▶ **PROBLEM DETAILS**:
From the first line of the data below through the line holding "(fn) at (783,228)", output each line exactly and leave the pictures out.

▶ **DATA SHOWN**:

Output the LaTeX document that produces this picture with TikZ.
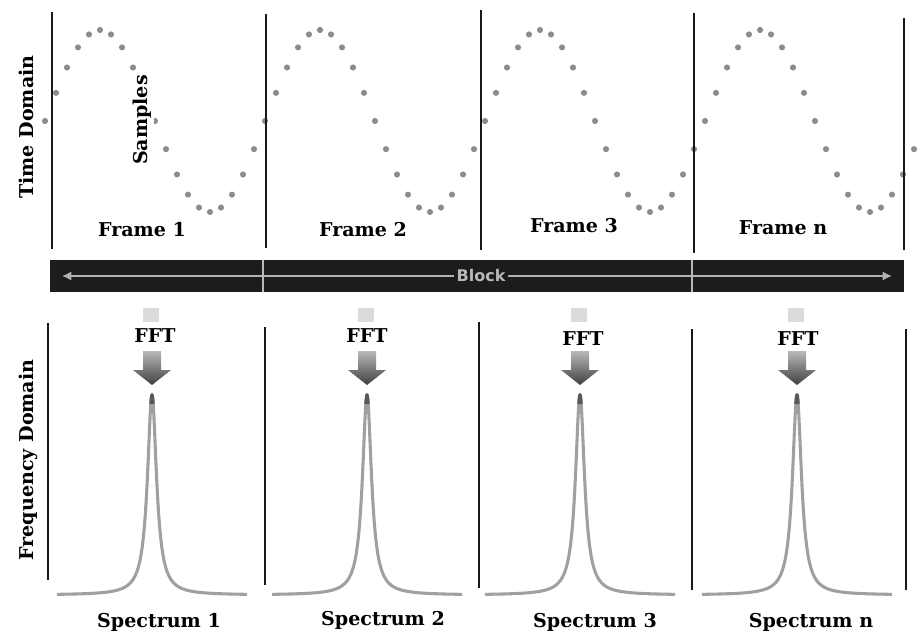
\documentclass[tikz,border=0pt]{standalone}
\usepackage{fontspec}
\setmainfont{DejaVu Serif}
\newfontfamily\blockfont{DejaVu Sans}
\usetikzlibrary{arrows.meta}
\definecolor{dotc}{HTML}{8C8C8C}
\definecolor{specc}{HTML}{A0A0A0}
\definecolor{barc}{HTML}{1C1C1C}
\begin{document}
\begin{tikzpicture}[x=0.75pt,y=-0.75pt,
  lbl/.style={font=\fontsize{14.3}{16}\selectfont\bfseries, inner sep=1pt},
  divider/.style={line width=2.2pt, black!90},
  sample/.style={fill=dotc},
  spec/.style={specc, line width=2.3pt, line join=round},
  fftarrow/.style={top color=gray!55, bottom color=black!75, draw=none},
  ghost/.style={fill=gray!28, draw=none}]
\useasboundingbox (0,0) rectangle (920,635);

% ---- time-domain samples ----
\foreach \k in {0,...,79}
  \fill[sample] ({45+11*\k},{121-91*sin(18*\k)}) circle (2.3pt);

% ---- dividers ----
\foreach \x/\a/\b in {52/12/249, 266/14/248, 481/10/250, 694/13/253, 904/18/250}
  \draw[divider] (\x,\a) -- (\x,\b);
\foreach \x/\a/\b in {48/323/580, 265/327/585, 479/322/588, 692/329/590, 906/329/590}
  \draw[divider] (\x,\a) -- (\x,\b);

% ---- axis labels ----
\node[lbl, rotate=90] (td) at (26,127) {Time Domain};
\node[lbl, rotate=90] (fd) at (28,460) {Frequency Domain};
\node[lbl, rotate=90, fill=white, inner sep=2pt] (smp) at (142,120) {Samples};

% ---- frame labels ----
\node[lbl] (f1) at (142,230) {Frame 1};
\node[lbl] (f2) at (363,230) {Frame 2};
\node[lbl] (f3) at (574,226) {Frame 3};
\node[lbl] (fn) at (783,228) {Frame n};

% ---- block bar ----
\fill[barc] (50,260) rectangle (904,292);
\draw[gray!60, line width=2.2pt, {Latex[length=7pt,width=7pt]}-{Latex[length=7pt,width=7pt]}] (62,276) -- (892,276);
\draw[gray!55, line width=1pt] (263,260) -- (263,292);
\draw[gray!55, line width=1pt] (692,260) -- (692,292);
\node[fill=barc, text=gray!55, font=\blockfont\bfseries\fontsize{12}{13}\selectfont, inner sep=2pt] (blk) at (481,276) {Block};

% ---- FFT arrows and labels ----
\foreach \c/\lx/\ly [count=\i] in {152/155/336, 367/367/336, 580/583/339, 797/798/339} {
  \node[lbl] (fft\i) at (\lx,\ly) {FFT};
  \fill[ghost] (\c-9,308) rectangle (\c+7,322);
  \shade[fftarrow] (\c-9,351) -- (\c+9,351) -- (\c+9,370) -- (\c+19,370)
     -- (\c,385) -- (\c-19,370) -- (\c-9,370) -- cycle;
}

% ---- spectra ----
\foreach \c in {152,367,580,797} {
  \draw[spec] plot[domain=-95:95, samples=381] ({\c+\x},{595-200/(1+(\x/5.5)^2)});
  \draw[black!65, line width=2.3pt] plot[domain=-1.2:1.2, samples=20] ({\c+\x},{595-200/(1+(\x/5.5)^2)});
}

% ---- spectrum labels ----
\node[lbl] (s1) at (159,622) {Spectrum 1};
\node[lbl] (s2) at (383,620) {Spectrum 2};
\node[lbl] (s3) at (595,622) {Spectrum 3};
\node[lbl] (sn) at (811,622) {Spectrum n};
\end{tikzpicture}
\end{document}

▶ **TASK RESPONSE**:
Output the LaTeX document that produces this picture with TikZ.
\documentclass[tikz,border=0pt]{standalone}
\usepackage{fontspec}
\setmainfont{DejaVu Serif}
\newfontfamily\blockfont{DejaVu Sans}
\usetikzlibrary{arrows.meta}
\definecolor{dotc}{HTML}{8C8C8C}
\definecolor{specc}{HTML}{A0A0A0}
\definecolor{barc}{HTML}{1C1C1C}
\begin{document}
\begin{tikzpicture}[x=0.75pt,y=-0.75pt,
  lbl/.style={font=\fontsize{14.3}{16}\selectfont\bfseries, inner sep=1pt},
  divider/.style={line width=2.2pt, black!90},
  sample/.style={fill=dotc},
  spec/.style={specc, line width=2.3pt, line join=round},
  fftarrow/.style={top color=gray!55, bottom color=black!75, draw=none},
  ghost/.style={fill=gray!28, draw=none}]
\useasboundingbox (0,0) rectangle (920,635);

% ---- time-domain samples ----
\foreach \k in {0,...,79}
  \fill[sample] ({45+11*\k},{121-91*sin(18*\k)}) circle (2.3pt);

% ---- dividers ----
\foreach \x/\a/\b in {52/12/249, 266/14/248, 481/10/250, 694/13/253, 904/18/250}
  \draw[divider] (\x,\a) -- (\x,\b);
\foreach \x/\a/\b in {48/323/580, 265/327/585, 479/322/588, 692/329/590, 906/329/590}
  \draw[divider] (\x,\a) -- (\x,\b);

% ---- axis labels ----
\node[lbl, rotate=90] (td) at (26,127) {Time Domain};
\node[lbl, rotate=90] (fd) at (28,460) {Frequency Domain};
\node[lbl, rotate=90, fill=white, inner sep=2pt] (smp) at (142,120) {Samples};

% ---- frame labels ----
\node[lbl] (f1) at (142,230) {Frame 1};
\node[lbl] (f2) at (363,230) {Frame 2};
\node[lbl] (f3) at (574,226) {Frame 3};
\node[lbl] (fn) at (783,228) {Frame n};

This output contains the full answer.